The Ellingwood Ridge
“…perhaps two miles of interminable pinnacles, sheer on both sides. It was worse than it had looked. Many could be circled on the east side, but many must be taken straight on. Up and down, up and down, over rock that was very slow and called for much care. I got liberal samples of about all the varieties of rock-climbing known– smooth faces, cracks, chimneys, ledges, noses, razor edges and what not. Two or three real nasty stretches held me up for from 5 to 10 minutes each. I pushed steadily and as fast as I could, but slowed up from the weariness as I neared the ridge at the head of the Basin.”
-Albert Ellingwood, as recounted in his notes and published in Jeff Arnold’s book, Albert Ellingwood – Scholar of Summits.
Ellingwood’s solo effort on that late August day in 1921, the first reported ascent of the ridge that now bears his name, was way ahead of its time.
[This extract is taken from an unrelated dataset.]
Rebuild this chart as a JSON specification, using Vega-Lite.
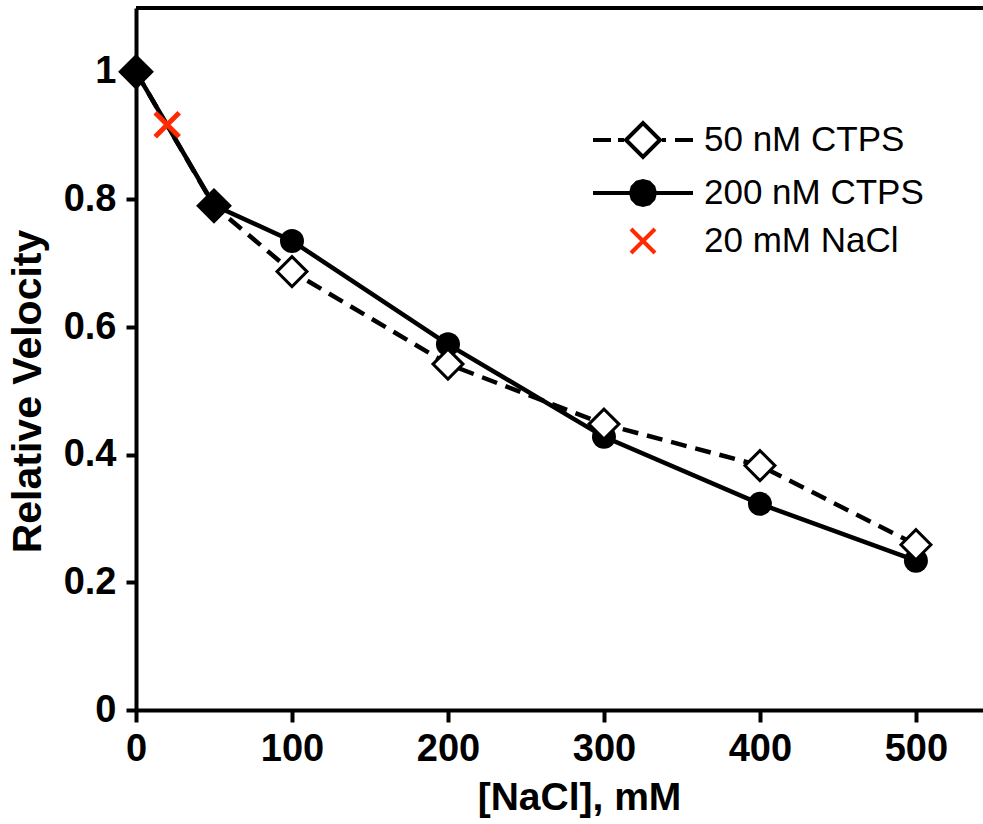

Last weekend, Christy, Dirk and I followed in his footsteps, and despite the passing of ninety years, it seemed as though not much has changed.
Sure, the approach route through the forest to the base of the ridge is easier to follow, and compared to 1921, the descent down the standard Northwest Ridge feels more like a paved sidewalk than a wilderness trail, thanks in part to the efforts of the Colorado Fourteeners Initiative. But the Ellingwood Ridge proper, the granite arm that descends from La Plata’s 14,336 foot summit for nearly two miles and entirely above 13,000 feet, shows very little in the way of a well-worn route. When compared to other popular Colorado peaks, there is hardly any evidence of people having been there at all.
It’s an awesome alpine outing, and in my opinion, one of the best 14er ridges in our neck of the woods. If airy positions on good rock with options for moderately technical climbing and rappels sound like fun, then, and I know I say this a lot, this should be on your to-do list. It deserves the classic status bestowed upon it.